İngiliz emperyalizmi, sömürgeci bir güç olarak çaptan düşmesine rağmen histerik saldırganlığı elden bırakmıyor. ABD emperyalizminin halklara karşı açtığı bütün savaşların halen bir numaralı destekçisi İngiltere’dir. Oğul Bush yönetimi Irak’a karşı yıkıcı bir savaş başlattığında İngiliz hükümeti yine savaş arabasına ilk binen suç ortağı olmuştu. İngiliz hükümeti öyle bir pervasızlıkla savaşa daldı ki, dönemin İşçi Partili Başbakanı Tony Blair, “Bush’un fino köpeği” diye anılmaya başladı. Bu savaş kundakçılığı, İngiliz devletinin “geleneksel politikası” olmaya devam ediyor.
Ukrayna savaşının kışkırtılmasında da öne fırlayan İngiltere, Kiev yönetiminin Rusya ile bir anlaşmasını baltalamak için tam bir histeri halinde dört dönüyor. Savaş kundakçılığında Joe Biden’i bile gölgede bırakan devrik Başbakan Boris Johnson, Rusya’yı zayıflatmak adına Ukrayna’yı cehenneme atmakta biran bile tereddüt etmedi. Johnson’un kendi partisi tarafından görevden azledilmesi, İngiltere’nin “savaşa benzin dökme politikası”nda değişim beklentisi yarattı. Ancak kısa sürede durumun tersi olduğu anlaşıldı. Zira, savaşta gerekirse nükleer başlıklı silahların kullanılabileceğini savunan Liz Truss Jonson’un yerine getirildi.
İngiltere Dışişleri Bakanı Liz Truss, iktidardaki Muhafazakar Parti'nin yeni şefi seçildi. Truss Kraliçe 2. Elizabeth tarafından hükümeti kurmakla görevlendirildi ve ülkenin yeni başbakanı oldu. Boris Johnson’dan da rezil, savaş kışkırtıcısı, üstelik savaşta nükleer silahların kullanılabileceğini söyleyen Liz Truss’un başbakanlığa getirilmesi, İngiliz sermayesinin tercihlerini de gösterdi. Yani savaş kışkırtıcısı Johnson’u kurban veren sermaye, ondan da beter ondan da gözü dönmüş birini başbakan yaparak, Ukrayna’daki savaşın elden geldiğince uzatılması politikasının devam edeceği mesajını verdi. Bu ise hükümetin büyük İngiliz tekellerinin, özellikle silah tekellerinin çıkarlarına hizmet etmekten başka bir şey yapmayacağını gösteriyor.
Johnson/Truss tipi başbakanlar sadece savaşa benzin döken pervasız tutumlarıyla değil, ırkçı-faşizan, yabancı düşmanı politikalarıyla, işçi ve emekçilerin yaşamını hiçe sayan küstahça tutumlarıyla da dikkat çekiyorlar.

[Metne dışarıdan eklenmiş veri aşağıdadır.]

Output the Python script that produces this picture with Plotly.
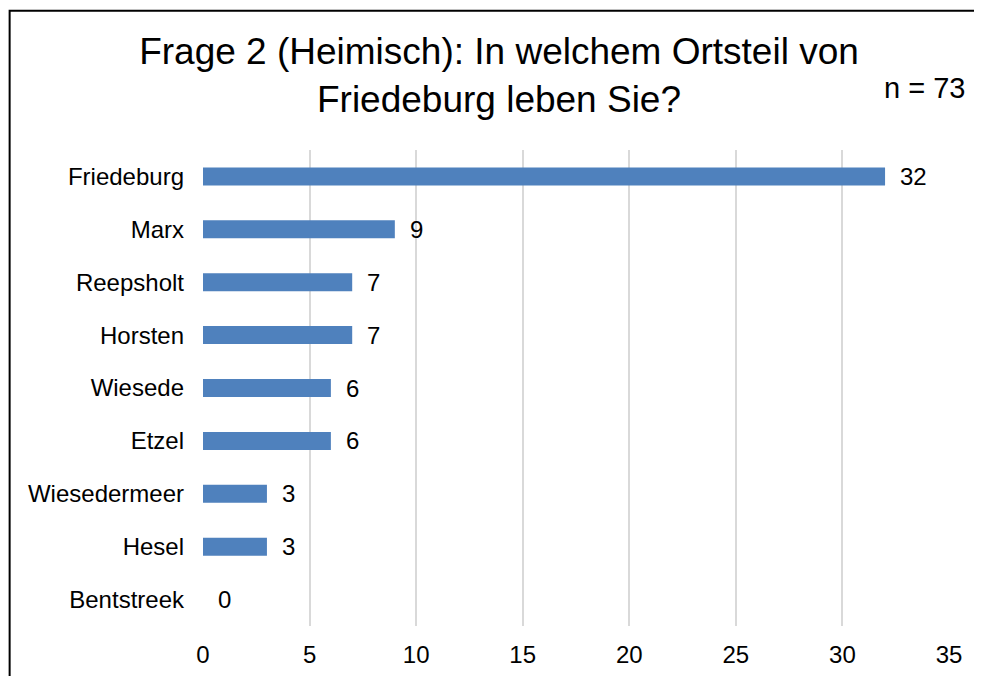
import plotly.graph_objects as go

# daten
ortsteile = ["Friedeburg", "Marx", "Reepsholt", "Horsten", "Wiesede", "Etzel",
             "Wiesedermeer", "Hesel", "Bentstreek"]
anzahl = [32, 9, 7, 7, 6, 6, 3, 3, 0]
x_ticks = [0, 5, 10, 15, 20, 25, 30, 35]
titel = "Frage 2 (Heimisch): In welchem Ortsteil von<br>Friedeburg leben Sie?"
n_text = "n = 73"

# seite hat 8px body-rand -> figur etwas kleiner
OFF = 8
W, H = 982 - OFF, 676 - OFF
ML, MR, MT, MB = 202.5 - OFF, 33, 149.5 - OFF, 49.5
plot_w = W - ML - MR
plot_h = H - MT - MB


# seiten-pixel -> paper
def px_x(p):
    return (p - OFF - ML) / plot_w


def px_y(p):
    return (H - MB - (p - OFF)) / plot_h


fig = go.Figure(
    go.Bar(
        x=anzahl,
        y=ortsteile,
        orientation="h",
        width=0.34,
        marker=dict(color="#4F81BD", line=dict(width=0)),
        hoverinfo="x+y",
    )
)

# werte rechts neben den balken
for o, a in zip(ortsteile, anzahl):
    fig.add_annotation(
        x=a, y=o, xref="x", yref="y", text=str(a), showarrow=False,
        xanchor="left", xshift=13, font=dict(size=24, color="#000000"),
    )

fig.add_annotation(
    x=px_x(967), y=px_y(87), xref="paper", yref="paper", text=n_text,
    showarrow=False, xanchor="right", yanchor="middle",
    font=dict(size=29, color="#000000"),
)

# rahmen oben/links
fig.add_shape(
    type="path", xref="paper", yref="paper",
    path=f"M {px_x(9)} {px_y(700)} L {px_x(9)} {px_y(10)} L {px_x(1000)} {px_y(10)}",
    line=dict(color="#000000", width=2),
)

fig.update_layout(
    width=W, height=H,
    margin=dict(l=ML, r=MR, t=MT, b=MB, autoexpand=False),
    paper_bgcolor="white", plot_bgcolor="white",
    font=dict(family="Liberation Sans, Arial, sans-serif", color="#000000"),
    title=dict(
        text=titel, x=(499 - OFF) / W, xanchor="center", xref="container",
        y=1 - 56 / H, yanchor="top", yref="container",
        font=dict(size=37, color="#000000"),
    ),
    showlegend=False,
)
fig.update_xaxes(
    range=[0, 35], tickvals=x_ticks, showgrid=True, gridcolor="#D9D9D9",
    gridwidth=1.5, zeroline=False, showline=False, ticks="",
    tickfont=dict(size=24), ticklabelstandoff=12,
)
fig.update_yaxes(
    autorange="reversed", showgrid=False, zeroline=False, showline=False,
    ticks="", tickfont=dict(size=24), ticklabelstandoff=18,
)

fig.write_html("out.html")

Kendi sistemlerinin hukukunu ayaklar altına alacak derece pişkin, Ukrayna’da görüldüğü üzere Neonazilerle işbirliği yapmayı “olağan” kabul edecek kadar da gericiler.
***
7 Temmuz’da istifa eden Boris Johnson’un yerine geçen Liz Truss, başbakanlık için yarışırken birçok vaatte bulunmuştu. Geçim sıkıntısı çekenlere yardım paketleri, vergi indirimi, enerji krizine çözüm bulma, enerji faturalarının bir süre dondurulması gibi şeyler yapacağını vaat etti. Ancak vaatlerini nasıl gerçekleştireceği konusunda bir şey demeyen Truss, savaş bütçesini arttırma konusunda ise somut “vaatte” bulundu. Buna göre 2030 yılına kadar Gayri Safi Yurtiçi Hasıla’nın (GSYİH) yüzde 3’ü savaş harcamalarına ayrılacak. Bu oran halen yüzde 2’dir.
Başbakanlıktan kovulan Johnson, yaptığı veda konuşmasından Liz Truss’a her alanda destek vereceğini ilan etti. Bu ikilinin Ukrayna savaşına benzin dökme yarışında başı çekmesi, Truss’un ise işi nükleer silahların kullanılabileceğini ilan etme noktasına getirmesi, bu gerici hükümetin dışarıda savaş kundakçılığı içeride ise emekçilere sefalet dışında sunacağı bir şey olmadığını gösteriyor. Sermaye sınıfının atadığı başbakanlarda artık gelen gideni aratıyor. Savaş kundakçısı Johnson, koltuğunu “gerekirse nükleer silahlar da kullanılır” Truss’a devretti.